• **What to produce**
Copy out the material below in full, but not its images.

• **Data**
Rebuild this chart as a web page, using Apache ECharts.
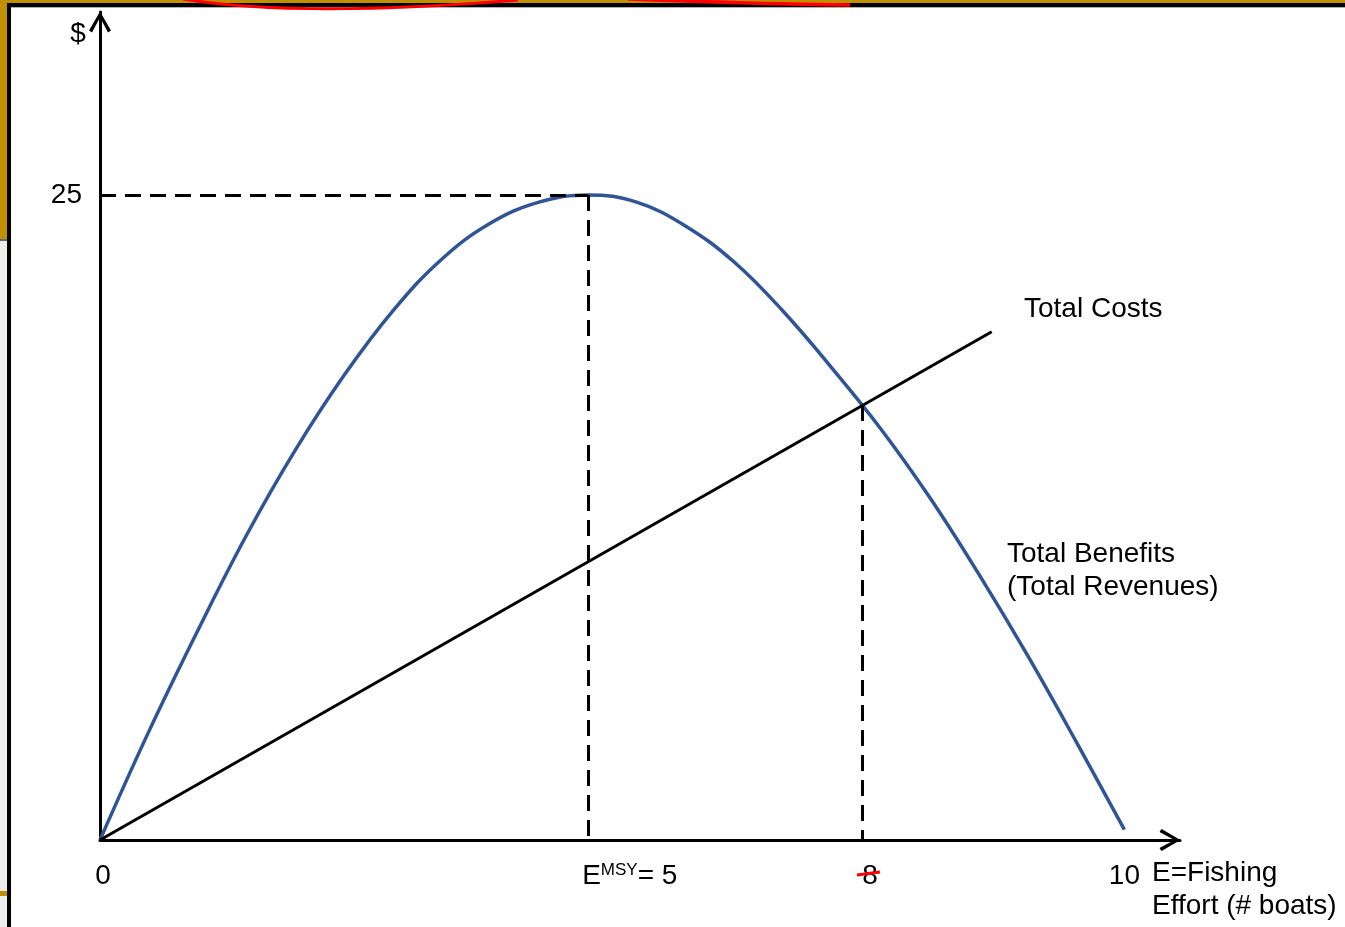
<!DOCTYPE html>
<html>
<head>
<meta charset="utf-8">
<title>Fishing effort</title>
<script src="https://cdn.jsdelivr.net/npm/echarts@6/dist/echarts.min.js"></script>
<style>
  html, body { margin: 0; padding: 0; background: #fff; }
  #main { width: 1345px; height: 927px; }
</style>
</head>
<body>
<div id="main"></div>
<script>
// total benefits (revenues) curve
var benefitX = [0, 0.5, 1, 1.5, 2, 2.5, 3, 3.5, 4, 4.5, 5, 5.5, 6, 6.5, 7, 7.5, 8, 8.5, 9, 9.5, 10, 10.5];
var benefitY = [0, 4.2, 8.1, 11.8, 15.1, 18.0, 20.5, 22.5, 23.9, 24.72, 25, 24.72, 23.8, 22.4, 20.5, 18.3, 15.95, 13.3, 10.35, 7.2, 3.85, 0.4];
// total costs straight line
var costX = [0, 9.14];
var costY = [0, 19.7];
// guide points
var msyPoint = [5, 25];
var breakEven = [7.81, 16.86];
// axis tick labels
var xTickValues = [0, 5, 7.81, 10.5];
var xTickLabels = ['{g0|}0', '{gap|}E{sup|MSY}= 5', '{g8|}8', '10'];
var yTickValues = [25];

var FONT = '"Liberation Sans", Arial, sans-serif';
var SIZE = 28;
var chevron = 'path://M11 0 L22 19 L19 21 L11 6 L3 21 L0 19 Z';

function pairs(xs, ys) {
  var out = [];
  for (var i = 0; i < xs.length; i++) out.push([xs[i], ys[i]]);
  return out;
}

var myChart = echarts.init(document.getElementById('main'), null, { renderer: 'canvas' });

var option = {
  backgroundColor: '#fff',
  animation: false,
  grid: { left: 100, right: 165, top: 12, bottom: 87, containLabel: false },
  xAxis: {
    type: 'value',
    min: 0,
    max: 11.07,
    splitLine: { show: false },
    axisTick: { show: false },
    axisLine: {
      show: true,
      onZero: false,
      symbol: ['none', chevron],
      symbolSize: [22, 21],
      symbolOffset: [0, -10],
      lineStyle: { color: '#000', width: 3 }
    },
    axisLabel: {
      customValues: xTickValues,
      margin: 22,
      color: '#000',
      fontSize: SIZE,
      fontFamily: FONT,
      formatter: function (v) {
        var i = xTickValues.indexOf(v);
        return i >= 0 ? xTickLabels[i] : '';
      },
      rich: {
        gap: { width: 84 },
        g8: { width: 16 },
        g0: { width: 6 },
        sup: { fontSize: 17, fontFamily: FONT, color: '#000', verticalAlign: 'top' }
      }
    }
  },
  yAxis: {
    type: 'value',
    min: 0,
    max: 32.09,
    splitLine: { show: false },
    axisTick: { show: false },
    axisLine: {
      show: true,
      onZero: false,
      symbol: ['none', chevron],
      symbolSize: [22, 21],
      symbolOffset: [0, -10],
      lineStyle: { color: '#000', width: 3 }
    },
    axisLabel: {
      customValues: yTickValues,
      margin: 18,
      color: '#000',
      fontSize: SIZE,
      fontFamily: FONT,
      padding: [3, 0, 0, 0]
    }
  },
  series: [
    {
      name: 'Total Benefits',
      type: 'line',
      data: pairs(benefitX, benefitY),
      smooth: 0.4,
      showSymbol: false,
      lineStyle: { color: '#2F5597', width: 3.5 },
      z: 3
    },
    {
      name: 'Total Costs',
      type: 'line',
      data: pairs(costX, costY),
      showSymbol: false,
      lineStyle: { color: '#000', width: 3 },
      z: 4,
      markLine: {
        silent: true,
        symbol: 'none',
        label: { show: false },
        lineStyle: { color: '#000', width: 3, type: [16, 9] },
        data: [
          [{ coord: [0, msyPoint[1]] }, { coord: msyPoint }],
          [{ coord: msyPoint }, { coord: [msyPoint[0], 0] }],
          [{ coord: breakEven }, { coord: [breakEven[0], 0] }]
        ]
      }
    }
  ],
  graphic: [
    // slide frame
    { type: 'rect', z: 100, shape: { x: 0, y: 0, width: 1345, height: 3 }, style: { fill: '#C09000' } },
    { type: 'rect', z: 100, shape: { x: 0, y: 0, width: 7, height: 239 }, style: { fill: '#C09000' } },
    { type: 'rect', z: 100, shape: { x: 0, y: 239, width: 7, height: 2 }, style: { fill: '#5B6B82' } },
    { type: 'rect', z: 100, shape: { x: 0, y: 241, width: 7, height: 686 }, style: { fill: '#ECECEC' } },
    { type: 'rect', z: 100, shape: { x: 0, y: 891, width: 7, height: 5 }, style: { fill: '#C09000' } },
    { type: 'rect', z: 100, shape: { x: 7, y: 3, width: 1338, height: 4 }, style: { fill: '#000' } },
    { type: 'rect', z: 100, shape: { x: 11, y: 7, width: 1334, height: 1 }, style: { fill: '#B0B0B0' } },
    { type: 'rect', z: 100, shape: { x: 7, y: 3, width: 4, height: 924 }, style: { fill: '#000' } },
    // red scribble on the top edge
    { type: 'bezierCurve', z: 101, shape: { x1: 183, y1: -1, x2: 518, y2: 0, cpx1: 300, cpy1: 18 }, style: { stroke: '#FF0000', lineWidth: 3, fill: null } },
    { type: 'bezierCurve', z: 101, shape: { x1: 628, y1: -1, x2: 850, y2: 5, cpx1: 760, cpy1: 4 }, style: { stroke: '#FF0000', lineWidth: 3.5, fill: null } },
    // annotations
    { type: 'text', z: 50, style: { text: '$', x: 78, y: 34, fill: '#000', font: SIZE + 'px ' + FONT, textAlign: 'center', textVerticalAlign: 'middle' } },
    { type: 'text', z: 50, style: { text: 'Total Costs', x: 1024, y: 309, fill: '#000', font: SIZE + 'px ' + FONT, textVerticalAlign: 'middle' } },
    { type: 'text', z: 50, style: { text: 'Total Benefits\n(Total Revenues)', x: 1007, y: 538, fill: '#000', font: SIZE + 'px ' + FONT, lineHeight: 33, textVerticalAlign: 'top' } },
    { type: 'text', z: 50, style: { text: 'E=Fishing\nEffort (# boats)', x: 1152, y: 857, fill: '#000', font: SIZE + 'px ' + FONT, lineHeight: 33, textVerticalAlign: 'top' } }
  ]
};

option && myChart.setOption(option);

// red strike through the "8" tick label
var p = myChart.convertToPixel({ xAxisIndex: 0, yAxisIndex: 0 }, [breakEven[0], 0]);
option.graphic.push({
  type: 'line', z: 60,
  shape: { x1: p[0] - 5, y1: p[1] + 35, x2: p[0] + 18, y2: p[1] + 32 },
  style: { stroke: '#FF0000', lineWidth: 3 }
});
myChart.setOption({ graphic: option.graphic });
</script>
</body>
</html>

• **Full answer**
Rebuild this chart as a web page, using Apache ECharts.
<!DOCTYPE html>
<html>
<head>
<meta charset="utf-8">
<title>Fishing effort</title>
<script src="https://cdn.jsdelivr.net/npm/echarts@6/dist/echarts.min.js"></script>
<style>
  html, body { margin: 0; padding: 0; background: #fff; }
  #main { width: 1345px; height: 927px; }
</style>
</head>
<body>
<div id="main"></div>
<script>
// total benefits (revenues) curve
var benefitX = [0, 0.5, 1, 1.5, 2, 2.5, 3, 3.5, 4, 4.5, 5, 5.5, 6, 6.5, 7, 7.5, 8, 8.5, 9, 9.5, 10, 10.5];
var benefitY = [0, 4.2, 8.1, 11.8, 15.1, 18.0, 20.5, 22.5, 23.9, 24.72, 25, 24.72, 23.8, 22.4, 20.5, 18.3, 15.95, 13.3, 10.35, 7.2, 3.85, 0.4];
// total costs straight line
var costX = [0, 9.14];
var costY = [0, 19.7];
// guide points
var msyPoint = [5, 25];
var breakEven = [7.81, 16.86];
// axis tick labels
var xTickValues = [0, 5, 7.81, 10.5];
var xTickLabels = ['{g0|}0', '{gap|}E{sup|MSY}= 5', '{g8|}8', '10'];
var yTickValues = [25];

var FONT = '"Liberation Sans", Arial, sans-serif';
var SIZE = 28;
var chevron = 'path://M11 0 L22 19 L19 21 L11 6 L3 21 L0 19 Z';

function pairs(xs, ys) {
  var out = [];
  for (var i = 0; i < xs.length; i++) out.push([xs[i], ys[i]]);
  return out;
}

var myChart = echarts.init(document.getElementById('main'), null, { renderer: 'canvas' });

var option = {
  backgroundColor: '#fff',
  animation: false,
  grid: { left: 100, right: 165, top: 12, bottom: 87, containLabel: false },
  xAxis: {
    type: 'value',
    min: 0,
    max: 11.07,
    splitLine: { show: false },
    axisTick: { show: false },
    axisLine: {
      show: true,
      onZero: false,
      symbol: ['none', chevron],
      symbolSize: [22, 21],
      symbolOffset: [0, -10],
      lineStyle: { color: '#000', width: 3 }
    },
    axisLabel: {
      customValues: xTickValues,
      margin: 22,
      color: '#000',
      fontSize: SIZE,
      fontFamily: FONT,
      formatter: function (v) {
        var i = xTickValues.indexOf(v);
        return i >= 0 ? xTickLabels[i] : '';
      },
      rich: {
        gap: { width: 84 },
        g8: { width: 16 },
        g0: { width: 6 },
        sup: { fontSize: 17, fontFamily: FONT, color: '#000', verticalAlign: 'top' }
      }
    }
  },
  yAxis: {
    type: 'value',
    min: 0,
    max: 32.09,
    splitLine: { show: false },
    axisTick: { show: false },
    axisLine: {
      show: true,
      onZero: false,
      symbol: ['none', chevron],
      symbolSize: [22, 21],
      symbolOffset: [0, -10],
      lineStyle: { color: '#000', width: 3 }
    },
    axisLabel: {
      customValues: yTickValues,
      margin: 18,
      color: '#000',
      fontSize: SIZE,
      fontFamily: FONT,
      padding: [3, 0, 0, 0]
    }
  },
  series: [
    {
      name: 'Total Benefits',
      type: 'line',
      data: pairs(benefitX, benefitY),
      smooth: 0.4,
      showSymbol: false,
      lineStyle: { color: '#2F5597', width: 3.5 },
      z: 3
    },
    {
      name: 'Total Costs',
      type: 'line',
      data: pairs(costX, costY),
      showSymbol: false,
      lineStyle: { color: '#000', width: 3 },
      z: 4,
      markLine: {
        silent: true,
        symbol: 'none',
        label: { show: false },
        lineStyle: { color: '#000', width: 3, type: [16, 9] },
        data: [
          [{ coord: [0, msyPoint[1]] }, { coord: msyPoint }],
          [{ coord: msyPoint }, { coord: [msyPoint[0], 0] }],
          [{ coord: breakEven }, { coord: [breakEven[0], 0] }]
        ]
      }
    }
  ],
  graphic: [
    // slide frame
    { type: 'rect', z: 100, shape: { x: 0, y: 0, width: 1345, height: 3 }, style: { fill: '#C09000' } },
    { type: 'rect', z: 100, shape: { x: 0, y: 0, width: 7, height: 239 }, style: { fill: '#C09000' } },
    { type: 'rect', z: 100, shape: { x: 0, y: 239, width: 7, height: 2 }, style: { fill: '#5B6B82' } },
    { type: 'rect', z: 100, shape: { x: 0, y: 241, width: 7, height: 686 }, style: { fill: '#ECECEC' } },
    { type: 'rect', z: 100, shape: { x: 0, y: 891, width: 7, height: 5 }, style: { fill: '#C09000' } },
    { type: 'rect', z: 100, shape: { x: 7, y: 3, width: 1338, height: 4 }, style: { fill: '#000' } },
    { type: 'rect', z: 100, shape: { x: 11, y: 7, width: 1334, height: 1 }, style: { fill: '#B0B0B0' } },
    { type: 'rect', z: 100, shape: { x: 7, y: 3, width: 4, height: 924 }, style: { fill: '#000' } },
    // red scribble on the top edge
    { type: 'bezierCurve', z: 101, shape: { x1: 183, y1: -1, x2: 518, y2: 0, cpx1: 300, cpy1: 18 }, style: { stroke: '#FF0000', lineWidth: 3, fill: null } },
    { type: 'bezierCurve', z: 101, shape: { x1: 628, y1: -1, x2: 850, y2: 5, cpx1: 760, cpy1: 4 }, style: { stroke: '#FF0000', lineWidth: 3.5, fill: null } },
    // annotations
    { type: 'text', z: 50, style: { text: '$', x: 78, y: 34, fill: '#000', font: SIZE + 'px ' + FONT, textAlign: 'center', textVerticalAlign: 'middle' } },
    { type: 'text', z: 50, style: { text: 'Total Costs', x: 1024, y: 309, fill: '#000', font: SIZE + 'px ' + FONT, textVerticalAlign: 'middle' } },
    { type: 'text', z: 50, style: { text: 'Total Benefits\n(Total Revenues)', x: 1007, y: 538, fill: '#000', font: SIZE + 'px ' + FONT, lineHeight: 33, textVerticalAlign: 'top' } },
    { type: 'text', z: 50, style: { text: 'E=Fishing\nEffort (# boats)', x: 1152, y: 857, fill: '#000', font: SIZE + 'px ' + FONT, lineHeight: 33, textVerticalAlign: 'top' } }
  ]
};

option && myChart.setOption(option);

// red strike through the "8" tick label
var p = myChart.convertToPixel({ xAxisIndex: 0, yAxisIndex: 0 }, [breakEven[0], 0]);
option.graphic.push({
  type: 'line', z: 60,
  shape: { x1: p[0] - 5, y1: p[1] + 35, x2: p[0] + 18, y2: p[1] + 32 },
  style: { stroke: '#FF0000', lineWidth: 3 }
});
myChart.setOption({ graphic: option.graphic });
</script>
</body>
</html>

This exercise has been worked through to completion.